Lonesome Dove. I am reading this as we tent our way through Montana. We hike in the afternoon and find the tiny, desiccated skull of a mouse or squirrel. This is a good find, strange and exciting. We roll the skull over with a stick and peer into minuscule chambers and tunnels through which the mystery of the thing once rilled. After the hike I am reading my book and I come across these lines from Augustus McCrae:
“That old badger made a good snatch and got himself a few bones. But the ground will get his bones too, in a year or two. It’s like I told you last night, son. The earth is mostly just a boneyard.
“But pretty in the sunlight,” he added.
I read these lines in the fading light before I go to start a campfire and sit with my family. My son is stirring cold ashes with a stick, and without looking up he asks me how that mouse or squirrel might have died. I tell him that I don’t know, and as soon as these words escape me I know that I have failed to fully appreciate his question. That night as I tilt my head to face a starblown sky, I think about the lines from Lonesome Dove again.
Starblown is a word I stole from Cormac McCarthy. I read a lot of McCarthy outdoors. I can remember crawling out of a tent in Washington state to watch the sunrise and finish No Country For Old Men. The world is dewpolished, and the fine details of things — pebbles, tree limbs, blades of grass — seem to sharpen as light begins to cut through the crisp air. I can see my breath. My fingers ache with cold and work like rusted hinges. I turn the bitter pages quietly so as not to wake the sleepers hidden behind the canvas beside me, worlds away.

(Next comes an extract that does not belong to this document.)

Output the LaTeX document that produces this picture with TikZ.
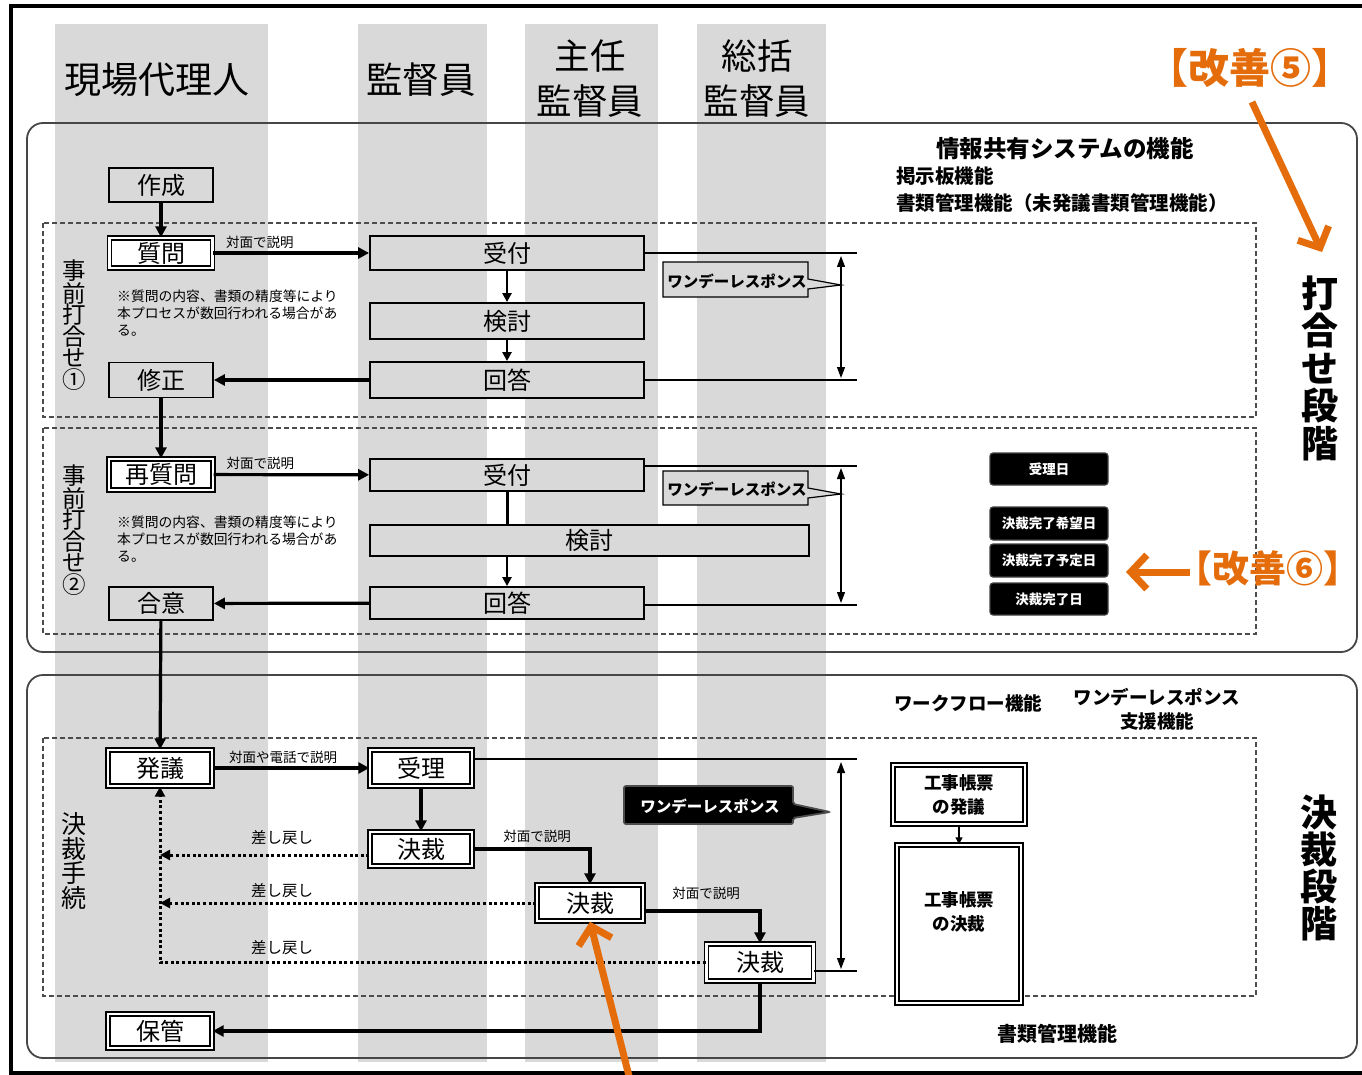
\documentclass[tikz,border=0pt]{standalone}
\usepackage{fontspec}
\setmainfont{Noto Sans CJK JP}
\usetikzlibrary{arrows.meta,calc}
\definecolor{lanegray}{HTML}{D9D9D9}
\definecolor{orng}{HTML}{E46C0A}
\newcommand{\fsz}[2]{\fontsize{#1}{#2}\selectfont}
\begin{document}
\begin{tikzpicture}[x=1pt,y=-1pt,
  lane/.style={fill=lanegray,draw=none},
  gbox/.style={draw=black,line width=1.8pt,fill=lanegray,inner sep=0pt,font=\fsz{24}{24}},
  wbox/.style={draw=black,line width=1.4pt,double=white,double distance=2.4pt,fill=white,inner sep=0pt,font=\fsz{24}{24}},
  arr/.style={line width=3.2pt,-{Triangle[length=11pt,width=11pt]}},
  sarr/.style={line width=2.6pt,-{Triangle[length=9pt,width=9pt]}},
  plainl/.style={line width=3pt},
  dotarr/.style={line width=3pt,dash pattern=on 3pt off 2.6pt,-{Triangle[length=10pt,width=10pt]}},
  thinl/.style={line width=1.2pt},
  dbl/.style={line width=1.2pt,{Triangle[length=11pt,width=8pt]}-{Triangle[length=11pt,width=8pt]}},
  dashbox/.style={draw=gray!60!black,line width=1.2pt,dash pattern=on 5pt off 3pt},
  roundbox/.style={draw=gray!55!black,line width=1.8pt,rounded corners=16pt},
  lbl/.style={font=\fsz{13.5}{13.5},inner sep=0pt},
  note/.style={font=\fsz{13.8}{16.8},align=left,inner sep=0pt,anchor=north west},
  vlab/.style={align=center,inner sep=0pt},
  datebox/.style={fill=black,draw=gray!50!black,line width=1.2pt,rounded corners=3pt,text=white,font=\bfseries\fsz{13.5}{13.5},minimum width=118pt,inner sep=0pt},
  orarr/.style={draw=orng,line width=7pt,-{Straight Barb[length=16pt,width=34pt]}},
  head/.style={font=\fsz{35.5}{45},align=center,inner sep=0pt}
]
\useasboundingbox (0,0) rectangle (1362,1075);
% lanes
\fill[lane] (55,24) rectangle (268,1062);
\fill[lane] (358,24) rectangle (487,1062);
\fill[lane] (525,24) rectangle (658,1062);
\fill[lane] (697,24) rectangle (826,1062);
% frame
\draw[line width=3.5pt] (1370,6) -- (11,6) -- (11,1073) -- (1370,1073);
% headers
\node[head,font=\fsz{37}{37}] (h1) at (157,80) {現場代理人};
\node[head,font=\fsz{36.5}{36.5}] (h2) at (421,80) {監督員};
\node[head] (h3) at (590,79) {主任\\監督員};
\node[head] (h4) at (757,79) {総括\\監督員};
% improvement 5
\node[font=\bfseries\fsz{41}{41},text=orng,inner sep=0pt] (k5) at (1250,68) {【改善⑤】};
\coordinate (k5t) at (1322,252);
\coordinate (k5s) at (1252,102);
% round boxes
\draw[roundbox] (27,123) rectangle (1357,652);
\draw[roundbox] (27,675) rectangle (1357,1058);
% dashed boxes
\draw[dashbox] (43,223) rectangle (1256,417);
\draw[dashbox] (43,428) rectangle (1256,634);
\draw[dashbox] (43,738) rectangle (1256,996);
% top texts
\node[font=\bfseries\fsz{23.5}{23.5},inner sep=0pt] (sys) at (1065,149) {情報共有システムの機能};
\node[font=\bfseries\fsz{19.5}{19.5},inner sep=0pt,anchor=west] (kei) at (896,176) {掲示板機能};
\node[font=\bfseries\fsz{19.5}{19.5},inner sep=0pt,anchor=west] (sho) at (896,203) {書類管理機能（未発議書類管理機能）};
\node[vlab,font=\bfseries\fsz{37}{37.5}] (uchi) at (1320,368) {打\\合\\せ\\段\\階};
\node[vlab,font=\bfseries\fsz{37}{37}] (kesd) at (1319,868) {決\\裁\\段\\階};
% left vertical labels
\node[vlab,font=\fsz{23.5}{21.6}] (v1) at (74,325) {事\\前\\打\\合\\せ\\①};
\node[vlab,font=\fsz{23.5}{21.6}] (v2) at (74,530) {事\\前\\打\\合\\せ\\②};
\node[vlab,font=\fsz{25}{24.5}] (v3) at (74,861) {決\\裁\\手\\続};
% left nodes
\node[gbox,minimum width=104pt,minimum height=34pt] (sakusei) at (161,185) {作成};
\node[wbox,minimum width=103pt,minimum height=30pt] (shitsumon) at (161,253) {質問};
\node[gbox,minimum width=104pt,minimum height=35pt] (shusei) at (161,380) {修正};
\node[wbox,minimum width=104pt,minimum height=31pt] (saishitsu) at (161,474.5) {再質問};
\node[gbox,minimum width=104pt,minimum height=33pt] (goi) at (161,603.5) {合意};
\node[wbox,minimum width=104pt,minimum height=36pt] (hatsugi) at (160,768) {発議};
\node[wbox,minimum width=104pt,minimum height=34pt] (hokan) at (160,1031) {保管};
% middle nodes
\node[gbox,minimum width=274pt,minimum height=34pt] (uke1) at (507,253) {受付};
\node[gbox,minimum width=274pt,minimum height=36pt] (kento1) at (507,321) {検討};
\node[gbox,minimum width=274pt,minimum height=36pt] (kaito1) at (507,380) {回答};
\node[gbox,minimum width=274pt,minimum height=32pt] (uke2) at (507,475) {受付};
\node[gbox,minimum width=439pt,minimum height=31pt] (kento2) at (589.5,540.5) {検討};
\node[gbox,minimum width=274pt,minimum height=32pt] (kaito2) at (507,603) {回答};
\node[wbox,minimum width=102pt,minimum height=36pt] (juri) at (421,768) {受理};
\node[wbox,minimum width=102pt,minimum height=34pt] (kessai1) at (421,849) {決裁};
\node[wbox,minimum width=106pt,minimum height=36pt] (kessai2) at (590,903) {決裁};
\node[wbox,minimum width=107pt,minimum height=37pt] (kessai3) at (760,962.5) {決裁};
% notes
\node[note] (n1) at (117,290) {※質問の内容、書類の精度等により\\本プロセスが数回行われる場合があ\\る。};
\node[note] (n2) at (117,516) {※質問の内容、書類の精度等により\\本プロセスが数回行われる場合があ\\る。};
% flow arrows
\draw[arr] (sakusei) -- (shitsumon);
\draw[arr] (shitsumon) -- (uke1) node[lbl,pos=0.3,above=3pt] {対面で説明};
\draw[sarr] (uke1) -- (kento1);
\draw[sarr] (kento1) -- (kaito1);
\draw[arr] (kaito1) -- (shusei);
\draw[arr] (shusei) -- (saishitsu);
\draw[arr] (saishitsu) -- (uke2) node[lbl,pos=0.3,above=3pt] {対面で説明};
\draw[plainl] (uke2) -- (kento2.north -| uke2);
\draw[sarr] (kento2.south -| uke2) -- (kaito2);
\draw[arr] (kaito2) -- (goi);
\draw[arr] (goi) -- (hatsugi);
\draw[arr] (hatsugi) -- (juri) node[lbl,pos=0.45,above=3pt] {対面や電話で説明};
\draw[arr] (juri) -- (kessai1);
\draw[arr] (kessai1.east) -| (kessai2.north);
\node[lbl] (lb4) at (537,836) {対面で説明};
\coordinate (k2r) at (650,911);
\draw[arr] (kessai2.east |- k2r) -| (kessai3.north);
\node[lbl] (lb5) at (706,893) {対面で説明};
\draw[arr] (kessai3.south) |- (hokan.east);
% send back
\coordinate (r1) at (160,855);
\draw[dotarr] (kessai1.west |- r1) -- (r1);
\draw[dotarr] (kessai2.west) -- (kessai2.west -| hatsugi);
\draw[dotarr] (kessai3.west) -| (hatsugi.south);
\node[font=\fsz{15.5}{15.5},inner sep=0pt] (s1) at (282,838) {差し戻し};
\node[font=\fsz{15.5}{15.5},inner sep=0pt] (s2) at (282,891) {差し戻し};
\node[font=\fsz{15.5}{15.5},inner sep=0pt] (s3) at (282,948) {差し戻し};
% one day response 1
\coordinate (t1) at (857,253);
\coordinate (t2) at (857,380);
\draw[thinl] (uke1.east) -- (t1);
\draw[thinl] (kaito1.east) -- (t2);
\coordinate (a1) at (841,256);
\coordinate (a2) at (841,378);
\draw[dbl] (a1) -- (a2);
\draw[fill=lanegray,line width=1.2pt] (663,262) -- (808,262) -- (808,279) -- (841,285) -- (808,289) -- (808,297) -- (663,297) -- cycle;
\node[font=\bfseries\fsz{15.5}{15.5},inner sep=0pt] (c1) at (737,281) {ワンデーレスポンス};
% one day response 2
\coordinate (t3) at (857,466);
\coordinate (t4) at (857,605);
\draw[thinl] (uke2.east |- t3) -- (t3);
\draw[thinl] (kaito2.east |- t4) -- (t4);
\coordinate (a3) at (841,468);
\coordinate (a4) at (841,603);
\draw[dbl] (a3) -- (a4);
\draw[fill=lanegray,line width=1.2pt] (663,471) -- (808,471) -- (808,488) -- (841,494) -- (808,498) -- (808,505) -- (663,505) -- cycle;
\node[font=\bfseries\fsz{15.5}{15.5},inner sep=0pt] (c2) at (737,489) {ワンデーレスポンス};
% one day response 3
\coordinate (t5) at (857,759);
\coordinate (t6) at (857,971);
\draw[thinl] (juri.east |- t5) -- (t5);
\draw[thinl] (kessai3.east |- t6) -- (t6);
\coordinate (a5) at (841,762);
\coordinate (a6) at (841,969);
\draw[dbl] (a5) -- (a6);
\draw[fill=black,draw=gray!60!black,line width=1.8pt,rounded corners=2pt] (624,786) -- (793,786) -- (793,804) -- (830,812) -- (793,818) -- (793,824) -- (624,824) -- cycle;
\node[font=\bfseries\fsz{15.5}{15.5},text=white,inner sep=0pt] (c3) at (710,806) {ワンデーレスポンス};
% date boxes
\node[datebox,minimum height=32pt] (d1) at (1049,469) {受理日};
\node[datebox,minimum height=33pt] (d2) at (1049,523.5) {決裁完了希望日};
\node[datebox,minimum height=33pt] (d3) at (1049,560.5) {決裁完了予定日};
\node[datebox,minimum height=32pt] (d4) at (1049,599) {決裁完了日};
\node[font=\bfseries\fsz{37}{37},text=orng,inner sep=0pt] (k6) at (1268,568) {【改善⑥】};
\coordinate (k6t) at (1126,572);
\coordinate (k6s) at (1190,572);
\draw[orarr] (k6s) -- (k6t);
% lower box texts
\node[font=\bfseries\fsz{18.5}{18.5},inner sep=0pt] (wf) at (968,703) {ワークフロー機能};
\node[font=\bfseries\fsz{18.5}{24},align=center,inner sep=0pt] (ods) at (1157,709) {ワンデーレスポンス\\支援機能};
\node[font=\bfseries\fsz{20}{20},inner sep=0pt] (shb) at (1057,1034) {書類管理機能};
\node[wbox,minimum width=132pt,minimum height=59pt,font=\bfseries\fsz{17.5}{24},align=center] (kb1) at (959,794.5) {工事帳票\\の発議};
\node[wbox,minimum width=124pt,minimum height=158pt] (kb2) at (959,924) {};
\node[font=\bfseries\fsz{17.5}{24},align=center,inner sep=0pt] (kb2t) at (959,912) {工事帳票\\の決裁};
\draw[line width=1.2pt,-{Triangle[length=7pt,width=7pt]}] (kb1) -- (kb2);
% orange arrows
\draw[orarr] (k5s) -- (k5t);
\coordinate (o1) at (630,1080);
\draw[orarr] (o1) -- (kessai2.south);
\end{tikzpicture}
\end{document}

The heat in my body’s core seems a tenuous thing, vulnerable amidst the harsh edges of the morning. I am an ember glowing faintly in the grey tumble of waking things. The lake that hovers in view over the top of my book glimmers like beaten metal. The woods at the lake’s edge are black with the memory of the night just passed. If I sat in this spot all day I could watch them bloom green and then fade to black again.
McCarthy’s Blood Meridian was probably the first book that alerted me to the link between reading and the outdoors. All of the camping trips that I have packed it on blur together in my mind. It is a book that needs a horizon, a big sky. To read it indoors seems to shackle it in some way.
Everyone remembers the Judge from Blood Meridian. He is evil incarnate, perhaps even the devil himself. Despite his brutality, the Judge’s exchanges with his fellow scalphunters are charged with a philosophical clarity that becomes strangely alluring in a world of ruin and fire and blood. Take, for example, what the Judge says about books:
Books lie, he said.
God dont lie.
No, said the judge. He does not. And these are his words.
He held up a chunk of rock.
He speaks in stones and trees, the bones of things.
Stones. Trees. The bones of things. What if the judge is right in his infernal triangulation of meaning?
What if the space into which a book is opened is itself a story to be read? It would mean that reading — true reading — involves not just words on pages but a secret archive of another order, one hiding in plain sight, awaiting translation in thought, feeling, memory, dreams.